How To Manage Your Rage in a Non-Life Threatening Way

How To Manage Your Rage in a Non-Life Threatening Way
Manage Your Rage
Post-1867 pen and ink playing card, unknown artist, via State Library Victoria

It looks like I was tempting fate when I suggested that all was well with the website. I’m not saying much more about that as I am running out of hair to sacrifice. But, it has been making me angry. And when I say angry, I mean that kind of all-encompassing, unreasoning rage that you felt as a teenager. Or when you were learning something new and felt like you dropped 100 IQ points overnight. Like me, you need to manage your rage before the excess of emotion hangover.

The problem with coding (aside from the lack of a user-friendly interface) is that there is no room interpretation. The answer is either yes or no. Not maybe, ask me tomorrow when I’m not busy, or can I come back to you on that. It’s 0 or 1, not 0.657841. You can’t reason with it, can’t sweet-talk it, can’t do anything but rage against its rigidity. As a writer, I have billions of interpretations – I’m not real good at binary dilemmas like this.

When you are full of rage, you feel like one of those cartoon characters with steam coming out of your ears. Or in my case a nuclear bomb going off inside my skull. I need a way to dissipate that rage. When I was a teenager, I would slam my door and play Stravinsky’s Rite of Spring deafeningly loud. (This video will start playing immediately and has sound. It’s 40 minutes long so you might like to pencil it in for later). Having just listened to it again, I really must get a digital copy.

Young ladies in the eighteenth century would pound out Beethoven piano sonatas for a similar emotion expelling effect.
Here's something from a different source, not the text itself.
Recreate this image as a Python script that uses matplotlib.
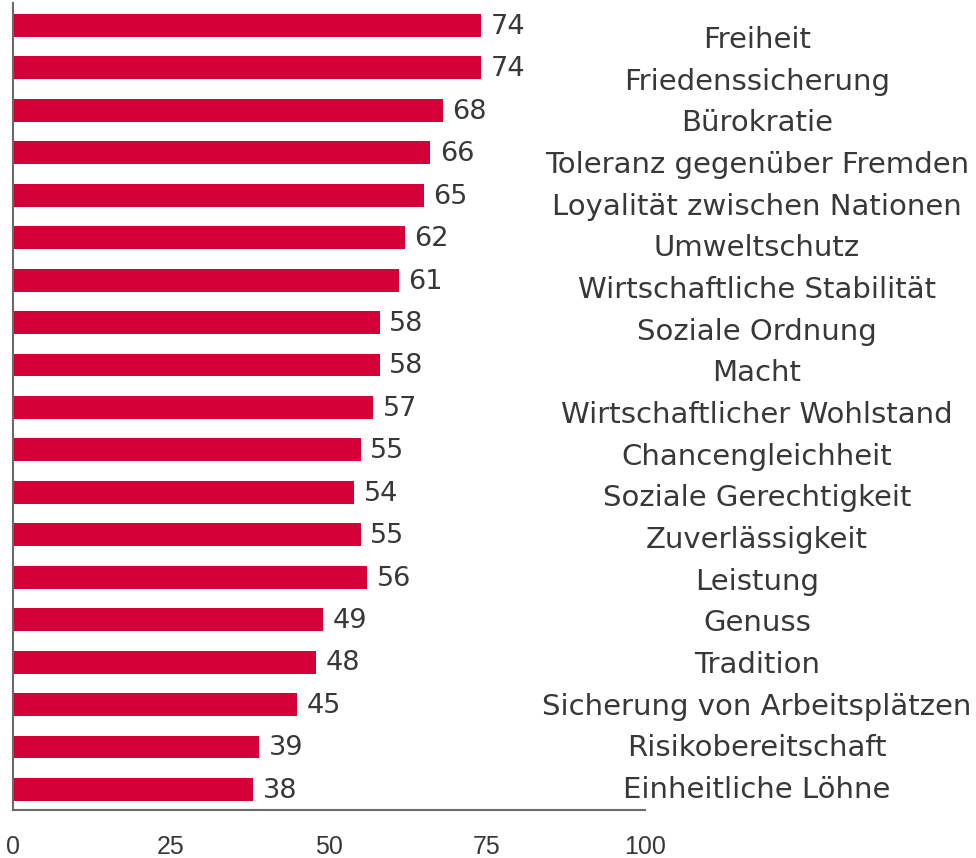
import numpy as np
import matplotlib
matplotlib.use("Agg")
import matplotlib.pyplot as plt

categories = ["Freiheit", "Friedenssicherung", "Bürokratie", "Toleranz gegenüber Fremden",
              "Loyalität zwischen Nationen", "Umweltschutz", "Wirtschaftliche Stabilität",
              "Soziale Ordnung", "Macht", "Wirtschaftlicher Wohlstand", "Chancengleichheit",
              "Soziale Gerechtigkeit", "Zuverlässigkeit", "Leistung", "Genuss", "Tradition",
              "Sicherung von Arbeitsplätzen", "Risikobereitschaft", "Einheitliche Löhne"]
values = [74, 74, 68, 66, 65, 62, 61, 58, 58, 57, 55, 54, 55, 56, 49, 48, 45, 39, 38]
x_ticks = [0, 25, 50, 75, 100]

plt.rcParams["font.family"] = ["DejaVu Sans"]

W, H = 976, 858
red = "#D50037"
txt = "#383838"

fig = plt.figure(figsize=(W / 100, H / 100), dpi=100)
# axes in pixel terms: x 13..645, y 3..810
ax = fig.add_axes([13 / W, (H - 810) / H, (645 - 13) / W, (810 - 3) / H])

pos = np.arange(len(categories))
ax.barh(pos, values, height=0.54, color=red)
ax.set_xlim(0, 100)
ax.set_ylim(18.485, -0.53)

for p, v in zip(pos, values):
    ax.annotate(str(v), (v, p), xytext=(7, -1), textcoords="offset points",
                va="center", ha="left", fontsize=19.5, color=txt)

for side in ["top", "right"]:
    ax.spines[side].set_visible(False)
for side in ["left", "bottom"]:
    ax.spines[side].set_color("#6a6a6a")
    ax.spines[side].set_linewidth(1.5)

ax.set_yticks([])
ax.set_xticks(x_ticks)
ax.set_xticklabels([str(t) for t in x_ticks], family="Liberation Sans", fontsize=18, color=txt)
ax.tick_params(axis="x", length=0, pad=18)

# category labels on the right, on their own slightly tighter spacing
ax_lab = ax.twinx()
ax_lab.set_ylim(18.55, -0.816)
ax_lab.set_yticks(pos)
ax_lab.set_yticklabels(categories, fontsize=21, color=txt, ha="center")
ax_lab.tick_params(axis="y", length=0, pad=(757 - 645) * 0.72)
for s in ax_lab.spines.values():
    s.set_visible(False)

fig.savefig("out.png", dpi=100)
I think there are times where you do need to spend that rage in a way that is safe for you and everyone around you. But a better, preventative way to manage your rage is to build up your resistance. That way you won’t reach that pinnacle of violence in the first place. And it seems that the best way to do that is to meditate regularly.

Why You Need to Meditate

According to Eric Barker, meditation makes you healthier and happier. Meditation teaches you to be aware of the way that you bad-mouth yourself. During meditation, you simply focus on breathing in and out. Not that it’s quite that simple because stray thoughts pop up all the time. The powerful part of meditation is that when they do, you listen to the thoughts just long enough to name them and go back to your breath. You might think you will be late for dinner, so you label it worrying, and focus once more on your breath. As Barker says, it’s like writing it on your to-do list; you can forget it for the time being.

Meditation practice comes with a useful byproduct; you get better at being present in the moment. You are less likely to be carried away with all the bad-mouthing you give yourself (you are so stupid that you can’t understand coding). Plus you can name it “frustrating” and go back to looking at the data that tells you why the coding isn’t working the way you expected it to.

In his TED x talk (also has sound and starts playing immediately), Chris Baily suggests that meditation can help you make better use of your time; spending it where it means something. And that’s because what you do with it is a more reliable indicator of “success” than how early you get out of bed.

As well as focus, it’s useful for managing stress and understanding when you need to take a break and walk away from what you are doing. It’s the adult equivalent of storming into your room and slamming the door. Ultimately, while making time to meditate means you have less time available, you bring more focus and energy to your work which means you get more done.

Denouement (fancy word for resolution)

Most people think of meditation as an activity you do when you are calm, but it’s more of a practice to fall back on in times of stress. If you can take a deep breath and name your frustrations mid-chaos, you can mindfully manage your rage. You can draw a cloak of calmness about you, walk through the chaos and emerge unscathed on the other side.

As for me, I’m going to retrieve my laptop from the lawn and call a glazier to fix the window. (Just kidding DB, but I am going to eat your Wagon Wheels. The irony of having to link to Wikipedia because Arnotts do not adequately describe their products is not lost on me. If you’re interested in making your own, try Alice’s).

So how do you manage your rage? Do you focus on prevention, dispersion or mitigation?